Barbarossa wg. Guderiana cd.
At 06:30 hrs. I crossed the Bug in an assault boat in the neighbourhood of Kolodno. My command staff, consisting of two armoured wireless trucks, a number of cross-country vehicles and some motor-cyclists, followed at 08:30 hrs. I began by following the tank tracks of 18th Panzer Division and soon reached the bridge over the Lesna, whose capture was important for the advance of XLVII Panzer Corps; there I found nobody except some Russian pickets. The Russians took to their heels when they saw my vehicles. Two of my orderly officers set off after them, against my wishes; unfortunately they both lost their lives a a result.
At 10:25 hrs. the leading tank company reached the Lesna and crossed the bridge. Next to arrive was the divisional commander, General Nehring. I accompanied the 18th Panzer Division in their advance until mid-afternoon. At 16:30 hrs. I returned to the bridgehead at Kolodno and from there I went at 18:30hrs to my command post.
At Pratulin, where 17th and 18th Panzer Divisions were to cross the Bug, there was no bridge. At 04:15 hours, the advance detachments leaped into their rubber dinghies and assault boats, and swiftly crossed to the other side. The infantrymen and motor-cycle troops had with them light anti-tank guns and heavy machine-guns. The Russian pickets by the river opened up with automatic rifles and light machine-guns. They were quickly silenced. Units of the motor-cycle battalion dug in. Then everything that could be pumped into the bridgehead was ferried across. The sappers at once got down to building a pontoon bridge.
But what would happen if the Russians attacked the bridgehead with armour? How would the Germans oppose them? Tanks and heavy equipment could have been brought across only with the greatest difficulties in barges or over emergency bridges.
That was why an interesting new secret weapon was employed here for the first time…
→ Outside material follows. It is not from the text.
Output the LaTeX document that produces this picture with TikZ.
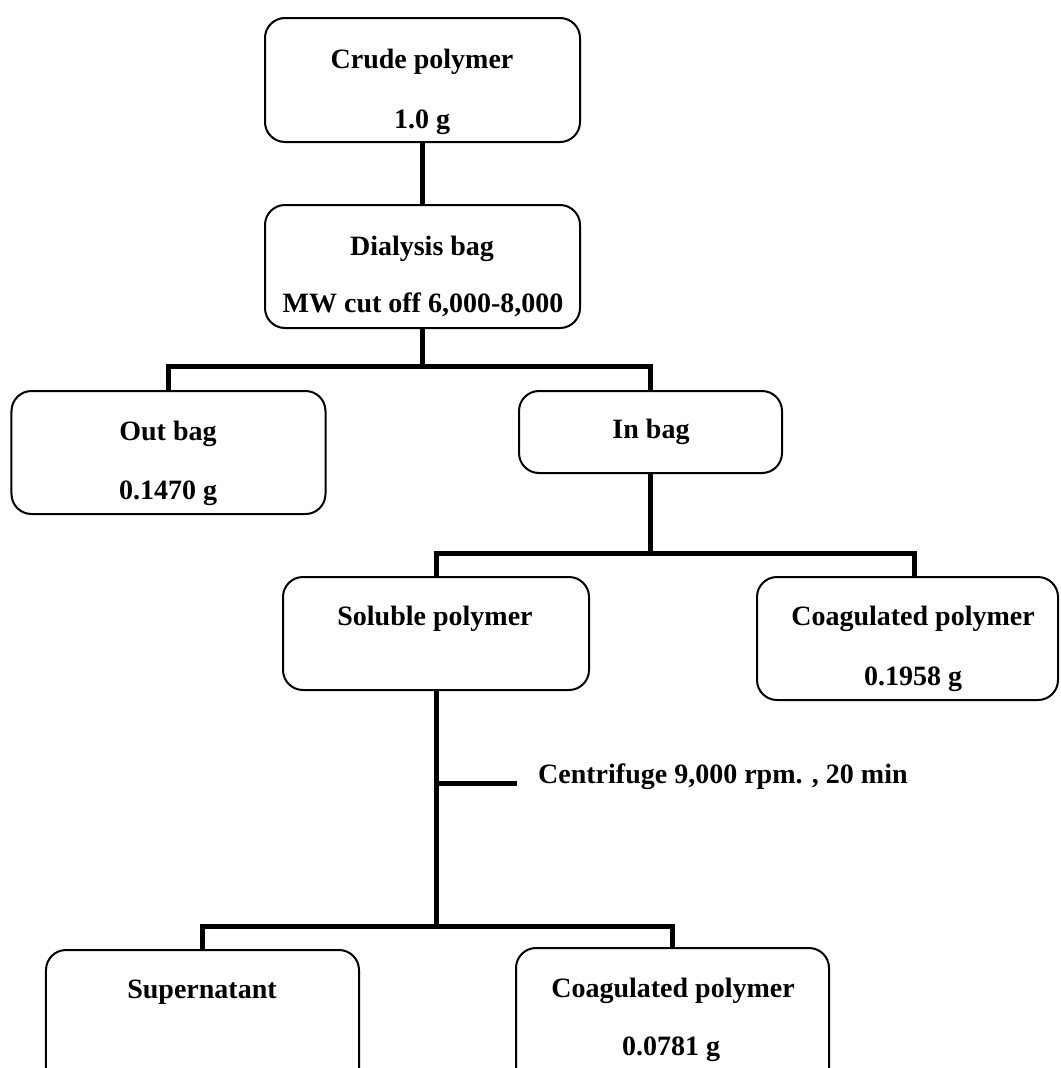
\documentclass[tikz,border=0pt]{standalone}
\usepackage{fontspec}
\setmainfont{Liberation Serif}
\begin{document}
\begin{tikzpicture}[x=1bp,y=-1bp,
  box/.style={draw, line width=2bp, rounded corners=20bp, inner sep=0pt, fill=white},
  conn/.style={line width=5bp, line join=miter},
  txt/.style={font=\fontsize{28bp}{32bp}\selectfont\bfseries, anchor=base, inner sep=0pt}]
\clip (0,0) rectangle (1061,1068);
\fill[white] (0,0) rectangle (1061,1068);
% boxes
\node[box, minimum width=315bp, minimum height=124bp] (crude) at (422.5,80) {};
\node[box, minimum width=315bp, minimum height=123bp] (dial) at (422.5,266.5) {};
\node[box, minimum width=314bp, minimum height=123bp] (out) at (168.5,452.5) {};
\node[box, minimum width=263bp, minimum height=82bp] (inb) at (650.5,432) {};
\node[box, minimum width=306bp, minimum height=113bp] (sol) at (436,633.5) {};
\node[box, minimum width=301bp, minimum height=123bp] (coagA) at (907.5,638.5) {};
\node[box, minimum width=313bp, minimum height=140bp] (super) at (202.5,1020) {};
\node[box, minimum width=313bp, minimum height=142bp] (coagB) at (672.5,1019) {};
% texts
\node[txt] (crudeT) at (422,68) {Crude polymer};
\node[txt] (crudeW) at (422,128) {1.0 g};
\node[txt] (dialT) at (422,255) {Dialysis bag};
\node[txt] (dialW) at (423,312) {MW cut off 6,000-8,000};
\node[txt] (outT) at (168,440) {Out bag};
\node[txt] (outW) at (168,499) {0.1470 g};
\node[txt] (inT) at (651,438) {In bag};
\node[txt] (solT) at (435,625) {Soluble polymer};
\node[txt] (coagAT) at (913,625) {Coagulated polymer};
\node[txt] (coagAW) at (913,685) {0.1958 g};
\node[txt, anchor=base west] (cent) at (538,783) {Centrifuge 9,000 rpm. , 20 min};
\node[txt] (superT) at (202,998) {Supernatant};
\node[txt] (coagBT) at (673,997) {Coagulated polymer};
\node[txt] (coagBW) at (671,1055) {0.0781 g};
% connectors
\coordinate (j1) at (422.5,366);
\coordinate (j2) at (650.5,553);
\coordinate (j3) at (436,926);
\coordinate (cfend) at (517,783);
\draw[conn] (crude.south) -- (dial.north);
\draw[conn] (dial.south) -- (j1) -| (out.north);
\draw[conn] (j1) -| (inb.north);
\draw[conn] (inb.south) -- (j2) -| (sol.north);
\draw[conn] (j2) -| ([xshift=7bp]coagA.north);
\draw[conn] (sol.south) -- (j3) -| (super.north);
\draw[conn] (j3) -| (coagB.north);
\draw[conn] (sol.south |- cfend) -- (cfend);
\end{tikzpicture}
\end{document}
In the sector of 18th Panzer Division fifty batteries of all calibers opened fire at 0315 in order to clear the way to the other bank for the diving tanks, General Nehring, the divisional commander, has since described this as “a magnificent spectacle, but rather pointless since the Russians had been clever enough to withdraw their troops from the border area, leaving behind only weak frontier detachments, which subsequently fought very bravely.”